Back up a little ... when I designed this rug, I knew it was for in front of the kitchen sink, so I decided to hook it in yarn on rug warp, so that I could save it from spills - even soak it in case of a worst case "spaghetti-sauce-type" mishap. That was the thinking. And it was good.

Now, whenever I clean the kitchen, part of the routine is giving the rug a gentle vacuum and using one of those body scrubbie things from the dollar store to finish. Today's cleaning went a step further. With this soft-bristled toothbrush, slightly moistened, I brushed a few spots that looked like droplets of something or other (black background, not the brightest choice). And it worked like a charm. Not only did it coax out the food droplets, it fluffed up the loops and made everyone stand up clean and proud.

It did something else. The outer grey border is actually a thick yarn that has a little boucle in it and, just like in a boucle sweater, the longer hairs start to wear and grow. So, once the gentle toothbrush had done its duty, the sweater defuzzer followed. It felt suspiciously like what it must be to groom a dog, though I've never done that, nor owned a dog that required grooming.

The end result is that the rug looks fantastic (which I'm sure is the feeling of the above dog owner after the grooming). And the toothbrush trick worked so well, I decided it was the perfect tip to share today.

Now that the cleaning and organizing are done, I am free to sit and hook or knit for a while.

Something to be truly thankful for.

Monday, October 4, 2010

Knit 3, Hook 1

Seems that in the fall, my love of knitting kicks into higher gear and starts to compete with my hooking time. Not that it doesn't do that all year, because I am a 365 day knitter, but I guess this time of year gets busier with planned Christmas gifts added to the mix.

So this past week has definitely been an exercise in time management: work, knit, hook, eat and sleep - a curriculum that gives my days a nice rhythm. Right now I've got two knitting projects on the needles, one just blocked and two recently completed. And there are at least 6 presents in bags with patterns that have that definite deadline. And too many hooking projects to mention.

One of the recently completed projects, a knee-length cotton vest in teal presented a problem for buttons. I found an interesting solution, so decided to share. Since I couldn't find a single button I particular liked, I used a mixture of large and small buttons in different colours and stacked them.


Not only do I love the way they look, but they certainly introduce a palette of possibilities to wear under the vest. And they all came from my button bag. I sewed them on with yarn from the vest, through the two sets of holes of the button stack.

Feeling like I hadn't pulled a loop in a while (punching is definitely different from pulling), I got back to a piece I started a while ago. Sometimes things you start have a habit of evolving into something else - especially for me. And often something unexpected determines the outcome.

I had started a little moose when I participated in the stocking challenge a while back, which I was going to tuck inside the stocking. I ran out of time, so decided I would just hook it as a small moose study with trees. Then along came this $2 bargain at a hook in and it changed again.

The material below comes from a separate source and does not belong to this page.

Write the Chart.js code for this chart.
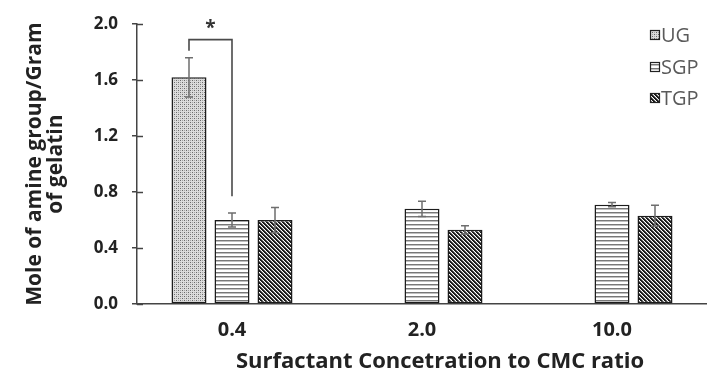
<!DOCTYPE html>
<html>
<head>
<meta charset="utf-8">
<script src="https://cdn.jsdelivr.net/npm/chart.js@4.4.1/dist/chart.umd.min.js"></script>
<style>
html,body{margin:0;padding:0;background:#ffffff;overflow:hidden}
#wrap{position:relative;width:707px;height:378px}
</style>
</head>
<body>
<div id="wrap"><canvas id="c" width="707" height="378"></canvas></div>
<script>
// ---- data ----
const categories = ['0.4', '2.0', '10.0'];
const seriesNames = ['UG', 'SGP', 'TGP'];
const ugValues  = [1.62, null, null];
const ugErrors  = [0.14, null, null];
const sgpValues = [0.60, 0.68, 0.71];
const sgpErrors = [0.05, 0.055, 0.015];
const tgpValues = [0.60, 0.53, 0.63];
const tgpErrors = [0.09, 0.03, 0.075];
const yTicks = [0.0, 0.4, 0.8, 1.2, 1.6, 2.0];
const yTitleLines = ['Mole of amine group/Gram', 'of gelatin'];
const xTitle = 'Surfactant Concetration to CMC ratio';
// significance bracket between UG and SGP at category 0.4: [left leg bottom, top, right leg bottom]
const bracketValues = [1.81, 1.89, 0.77];
const bracketLabel = '*';

// ---- fill patterns ----
function makePattern(kind) {
  const c = document.createElement('canvas');
  c.width = 4; c.height = 4;
  const g = c.getContext('2d');
  g.fillStyle = '#ffffff';
  g.fillRect(0, 0, 4, 4);
  if (kind === 'dots') {
    g.fillStyle = '#dcdcdc'; g.fillRect(0, 0, 4, 4);
    g.fillStyle = '#6a6a6a'; g.fillRect(0, 0, 1, 1); g.fillRect(2, 2, 1, 1);
    g.fillStyle = '#a4a4a4'; g.fillRect(2, 0, 1, 1); g.fillRect(0, 2, 1, 1);
  } else if (kind === 'hlines') {
    g.fillStyle = '#777777'; g.fillRect(0, 0, 4, 1);
    g.fillStyle = '#c0c0c0'; g.fillRect(0, 1, 4, 1);
  } else if (kind === 'diag') {
    for (let x = 0; x < 4; x++) {
      for (let y = 0; y < 4; y++) {
        const k = ((x - y) % 4 + 4) % 4;
        g.fillStyle = k === 0 || k === 1 ? '#1a1a1a' : (k === 2 ? '#7a7a7a' : '#ffffff');
        g.fillRect(x, y, 1, 1);
      }
    }
  }
  const ctx = document.getElementById('c').getContext('2d');
  return ctx.createPattern(c, 'repeat');
}
const patterns = [makePattern('dots'), makePattern('hlines'), makePattern('diag')];
const errorSets = [ugErrors, sgpErrors, tgpErrors];

const FONT = '"Open Sans", Lato, sans-serif';
const TEXT = '#222222';

const errorBarPlugin = {
  id: 'errorBars',
  afterDatasetsDraw(chart) {
    const { ctx } = chart;
    const yScale = chart.scales.y;
    ctx.save();
    ctx.strokeStyle = '#6e6e6e';
    ctx.lineWidth = 1.5;
    chart.data.datasets.forEach((ds, di) => {
      const meta = chart.getDatasetMeta(di);
      const errs = errorSets[di];
      meta.data.forEach((bar, i) => {
        const v = ds.data[i];
        const e = errs[i];
        if (v == null || e == null) return;
        const x = bar.x;
        const yTop = yScale.getPixelForValue(v + e);
        const yBot = yScale.getPixelForValue(v - e);
        ctx.beginPath();
        ctx.moveTo(x, yTop); ctx.lineTo(x, yBot);
        ctx.moveTo(x - 4, yTop); ctx.lineTo(x + 4, yTop);
        ctx.moveTo(x - 4, yBot); ctx.lineTo(x + 4, yBot);
        ctx.stroke();
      });
    });
    ctx.restore();
  }
};

const annotationPlugin = {
  id: 'extras',
  afterDraw(chart) {
    const { ctx } = chart;
    const yScale = chart.scales.y;
    ctx.save();
    // inner tick marks on y axis
    ctx.strokeStyle = '#444';
    ctx.lineWidth = 1.5;
    const ax = chart.chartArea.left;
    yTicks.forEach(v => {
      const y = Math.round(yScale.getPixelForValue(v)) + 0.5;
      ctx.beginPath(); ctx.moveTo(ax, y); ctx.lineTo(ax + 6, y); ctx.stroke();
    });
    // significance bracket
    const x1 = chart.getDatasetMeta(0).data[0].x;
    const x2 = chart.getDatasetMeta(1).data[0].x;
    const yL = yScale.getPixelForValue(bracketValues[0]);
    const yT = yScale.getPixelForValue(bracketValues[1]);
    const yR = yScale.getPixelForValue(bracketValues[2]);
    ctx.strokeStyle = '#4a4a4a';
    ctx.lineWidth = 1.6;
    ctx.beginPath();
    ctx.moveTo(x1, yL); ctx.lineTo(x1, yT); ctx.lineTo(x2, yT); ctx.lineTo(x2, yR);
    ctx.stroke();
    ctx.fillStyle = '#333';
    ctx.font = 'bold 19px ' + FONT;
    ctx.textAlign = 'center';
    ctx.textBaseline = 'middle';
    ctx.fillText(bracketLabel, (x1 + x2) / 2, yT - 11);
    // x-axis title
    ctx.fillStyle = TEXT;
    ctx.font = 'bold 22px ' + FONT;
    ctx.fillText(xTitle, 440, 362);
    // legend
    const rows = [35, 67, 98];
    ctx.font = '20px ' + FONT;
    ctx.textAlign = 'left';
    seriesNames.forEach((name, i) => {
      const cy = rows[i];
      ctx.fillStyle = patterns[i];
      ctx.fillRect(650, cy - 5, 10, 10);
      ctx.strokeStyle = '#222';
      ctx.lineWidth = 1.2;
      ctx.strokeRect(650.5, cy - 4.5, 9, 9);
      ctx.fillStyle = '#5a5a5a';
      ctx.fillText(name, 661, cy + 1);
    });
    ctx.restore();
  }
};

const datasets = [ugValues, sgpValues, tgpValues].map((vals, i) => ({
  label: seriesNames[i],
  data: vals,
  backgroundColor: patterns[i],
  borderColor: '#1c1c1c',
  borderWidth: 1.5,
  borderSkipped: false,
  categoryPercentage: 0.679,
  barPercentage: 0.814
}));

new Chart(document.getElementById('c'), {
  type: 'bar',
  data: { labels: categories, datasets },
  options: {
    responsive: false,
    animation: false,
    devicePixelRatio: 1,
    layout: { padding: { left: 0, top: 16, right: 0, bottom: 0 } },
    plugins: { legend: { display: false }, tooltip: { enabled: false } },
    scales: {
      x: {
        offset: true,
        grid: { display: true, drawOnChartArea: false, drawTicks: false },
        border: { display: true, color: '#444', width: 1.5 },
        ticks: { font: { family: FONT, size: 20, weight: 'bold' }, color: TEXT, padding: 14 },
        afterFit(s) { s.height = 74; }
      },
      y: {
        min: 0, max: 2,
        afterBuildTicks(s) { s.ticks = yTicks.map(v => ({ value: v })); },
        ticks: {
          callback: v => Number(v).toFixed(1),
          font: { family: FONT, size: 17, weight: 'bold' }, color: TEXT, padding: 14
        },
        grid: { drawOnChartArea: false, drawTicks: true, tickLength: 5, color: '#444', lineWidth: 1.5 },
        border: { display: true, color: '#444', width: 1.5 },
        title: {
          display: true, text: yTitleLines, color: TEXT,
          font: { family: FONT, size: 21, weight: 'bold', lineHeight: 1 },
          padding: { top: 25, bottom: 0 }
        },
        afterFit(s) { s.width = 137; }
      }
    }
  },
  plugins: [errorBarPlugin, annotationPlugin]
});
</script>
</body>
</html>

This is one continuous 4" strip of buffalo check wool - blanket weight. I had absolutely no idea what I would do with it. But let's face it, a gal from a log cabin cannot resist buffalo check anything. So, the little moose took a sharp turn, got some companions and a buffalo check background.


The wool is quite difficult to hook with, because it is very thick, and reproducing the check is not as easy as it looks. But I am liking it and will have fun finishing it. I think it might become a pillow for Rick's study. And I'll use more of the buffalo check wool for a border - unhooked.

It's fun to not know exactly where things will turn out. And in both instances in this post, a very pleasant surprise was just waiting to be uncovered.